At first glance, Lido looks like a promising candidate for Arbitrum incentive funding. The protocol holds almost $14 billion in staked ether, per Token Terminal, and its grant proposal said Lido hopes to make Arbitrum the first layer-2 where users can mint its stETH product natively.
But Lido’s proposal immediately met resistance from DAO members who felt that its roughly $3.5 million grant, fourth-highest among the 97 proposals, wasn’t justified by its importance.
“Simply having a high TVL [total value locked] is not a warrant to take a [lion’s] share of the grant,” one DAO contributor wrote under the proposal.
Arbitrum DAO’s mixed feelings on Lido also stem from its large share of staked ether.
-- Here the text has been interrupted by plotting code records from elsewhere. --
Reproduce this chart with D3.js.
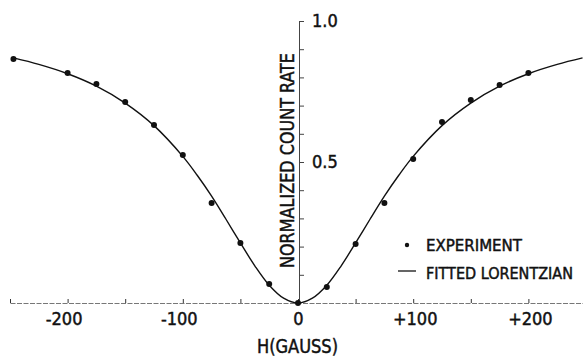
<!DOCTYPE html>
<html>
<head>
<meta charset="utf-8">
<script src="https://cdn.jsdelivr.net/npm/d3@7"></script>
<style>
  html, body { margin: 0; padding: 0; background: #fff; }
  svg { display: block; }
  text { font-family: "DejaVu Sans Condensed", "DejaVu Sans", sans-serif; font-stretch: condensed; fill: #111; stroke: #111; stroke-width: 0.45px; }
</style>
</head>
<body>
<svg id="chart" width="583" height="357"></svg>
<script>
// Experimental points (field H in gauss, normalized count rate)
const expH    = [-247, -200, -175, -150, -125, -100, -75, -50, -25, 0, 25, 50, 75, 100, 125, 150, 175, 200];
const expRate = [0.865, 0.816, 0.777, 0.713, 0.631, 0.525, 0.355, 0.213, 0.067, 0.0, 0.057, 0.209, 0.355, 0.511, 0.642, 0.720, 0.773, 0.816];

// Fitted Lorentzian curve
const fitH    = [-247, -225, -200, -175, -150, -125, -100, -87.5, -75, -62.5, -50, -37.5, -25, -12.5, 0, 12.5, 25, 37.5, 50, 62.5, 75, 87.5, 100, 125, 150, 175, 200, 225, 247];
const fitRate = [0.869, 0.846, 0.813, 0.769, 0.709, 0.629, 0.520, 0.453, 0.379, 0.297, 0.213, 0.132, 0.063, 0.017, 0.0, 0.017, 0.063, 0.132, 0.213, 0.297, 0.379, 0.453, 0.520, 0.629, 0.709, 0.769, 0.813, 0.846, 0.869];

// Axis ticks and labels
const xTicks = [-250, -200, -150, -100, -50, 0, 50, 100, 150, 200, 250];
const xLabels = { "-200": "-200", "-100": "-100", "0": "0", "100": "+100", "200": "+200" };
const yTicks = [0.1, 0.2, 0.3, 0.4, 0.5, 0.6, 0.7, 0.8, 0.9, 1.0];
const yLabels = { "0.5": "0.5", "1": "1.0" };

const legendItems = ["EXPERIMENT", "FITTED LORENTZIAN"];
const yTitle = "NORMALIZED COUNT RATE";
const xTitle = "H(GAUSS)";

const svg = d3.select("#chart");
const x = d3.scaleLinear().domain([-250, 250]).range([10, 586]);
const y = d3.scaleLinear().domain([0, 1]).range([303, 21]);

// X axis (ticks pointing up)
const xAxis = d3.axisBottom(x)
  .tickValues(xTicks)
  .tickSizeInner(-4)
  .tickSizeOuter(0)
  .tickPadding(9)
  .tickFormat(d => xLabels[String(d)] || "");
const gx = svg.append("g").attr("transform", `translate(0,${y(0)})`).call(xAxis);
gx.select(".domain").attr("stroke", "#777").attr("stroke-width", 1).attr("stroke-dasharray", "5,1.5");
gx.selectAll(".tick line").attr("stroke", "#333").attr("stroke-width", 1);
gx.selectAll(".tick text")
  .attr("font-size", 18)
  .attr("font-family", null)
  .attr("fill", null)
  .attr("dx", d => d < 0 ? -4 : (d > 0 ? 1.5 : 0));

// Y axis (ticks to the right)
const yAxis = d3.axisRight(y)
  .tickValues(yTicks)
  .tickSizeInner(5)
  .tickSizeOuter(0)
  .tickPadding(8)
  .tickFormat(d => yLabels[String(+d.toFixed(1))] || "");
const gy = svg.append("g").attr("transform", `translate(${x(0) + 1},0)`).call(yAxis);
gy.select(".domain").attr("stroke", "#444").attr("stroke-width", 1);
gy.selectAll(".tick line").attr("stroke", "#444").attr("stroke-width", 1);
gy.selectAll(".tick text").attr("font-size", 18).attr("font-family", null).attr("fill", null);

// Fitted curve
const line = d3.line().x((d, i) => x(fitH[i])).y((d, i) => y(fitRate[i])).curve(d3.curveCatmullRom);
svg.append("path")
  .datum(fitH)
  .attr("d", line)
  .attr("fill", "none")
  .attr("stroke", "#111")
  .attr("stroke-width", 1.4);

// Experimental points
svg.append("g").selectAll("circle")
  .data(expH)
  .join("circle")
  .attr("cx", (d) => x(d))
  .attr("cy", (d, i) => y(expRate[i]))
  .attr("r", 3)
  .attr("fill", "#111");

// Y title
svg.append("text")
  .attr("transform", `translate(294,${(53 + 268) / 2}) rotate(-90)`)
  .attr("text-anchor", "middle")
  .attr("font-size", 19)
  .attr("textLength", 215)
  .attr("lengthAdjust", "spacingAndGlyphs")
  .text(yTitle);

// X title
svg.append("text")
  .attr("x", 297.5)
  .attr("y", 353)
  .attr("text-anchor", "middle")
  .attr("font-size", 19)
  .attr("textLength", 81)
  .attr("lengthAdjust", "spacingAndGlyphs")
  .text(xTitle);

// Legend
const lg = svg.append("g");
lg.append("circle").attr("cx", 407).attr("cy", 245).attr("r", 2.2).attr("fill", "#111");
lg.append("line").attr("x1", 398).attr("x2", 416).attr("y1", 271).attr("y2", 271)
  .attr("stroke", "#111").attr("stroke-width", 1.3);
const legendLen = [96, 147];
lg.selectAll("text.leg")
  .data(legendItems)
  .join("text")
  .attr("class", "leg")
  .attr("x", 426)
  .attr("y", (d, i) => 251 + i * 28)
  .attr("font-size", 16)
  .attr("textLength", (d, i) => legendLen[i])
  .attr("lengthAdjust", "spacingAndGlyphs")
  .text(d => d);
</script>
</body>
</html>
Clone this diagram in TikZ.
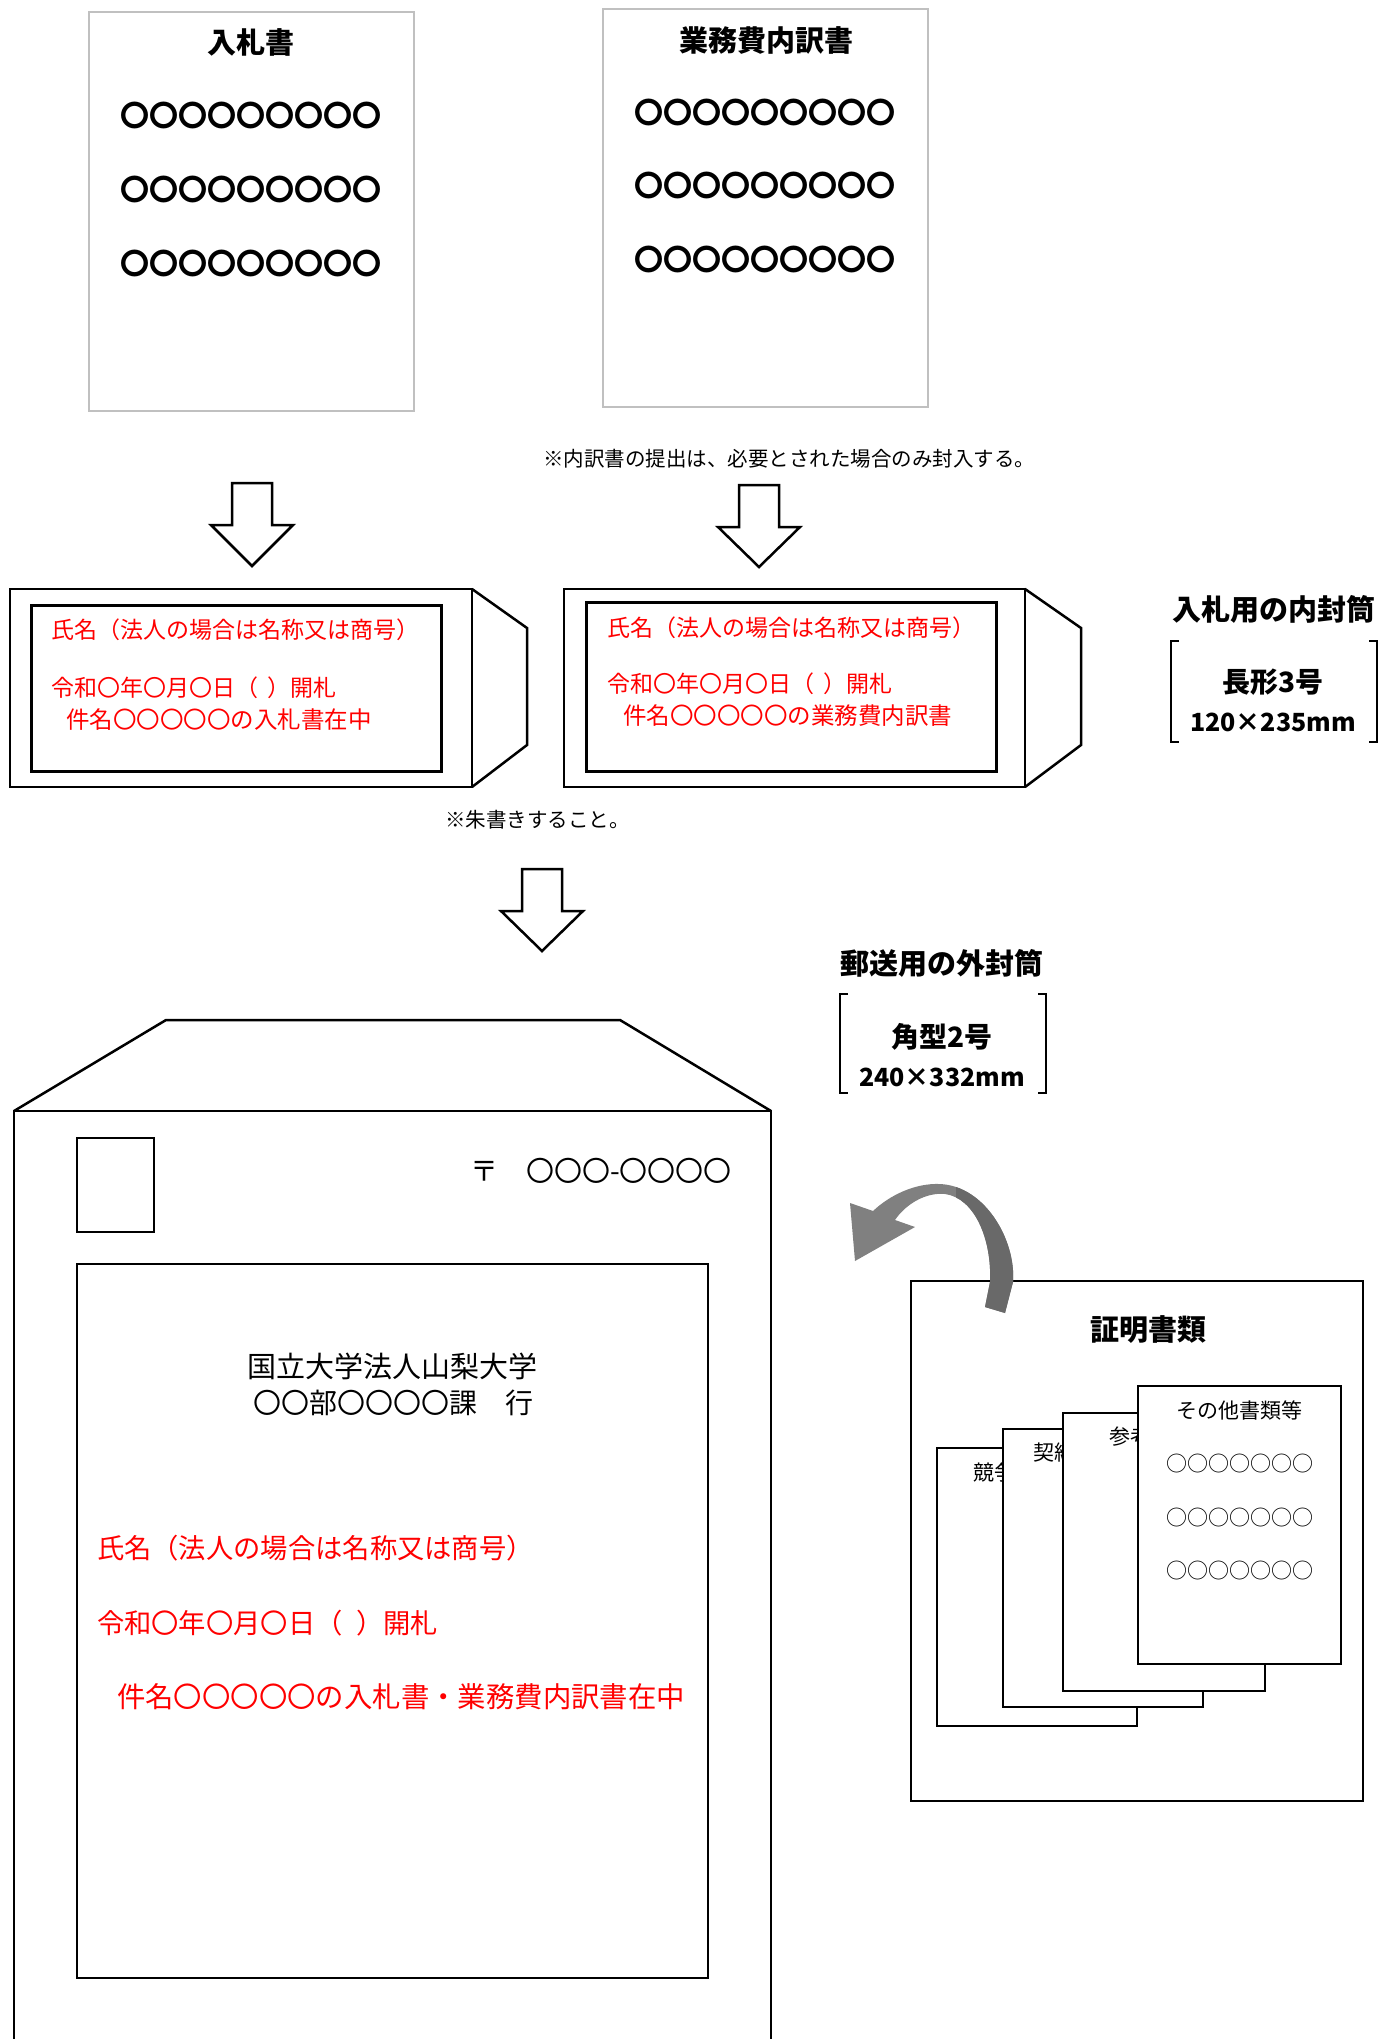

Other DAO contributors expressed centralization concerns with Lido, which currently controls around 32% of all staked ether, expanding its presence on one of Ethereum’s largest layer-2s.
Lido’s Seraphim Czecker told Blockworks in a direct message on X that Arbitrum only stands to gain from the proposal, which he says is likely to bring “mainnet whales” to Arbitrum. But many in the DAO are weighing those potential whales against Lido’s worrisome size.
“As Arbitrum, are we thinking about the security and the decentralization of liquid staking, or are we thinking about growing ourselves where we’re getting more whales, where there’s the minting of staked ETH on Arbitrum? I think that’s the biggest question,” Alex Lumley, product developer at fellow grant applicant Savvy DeFi, said.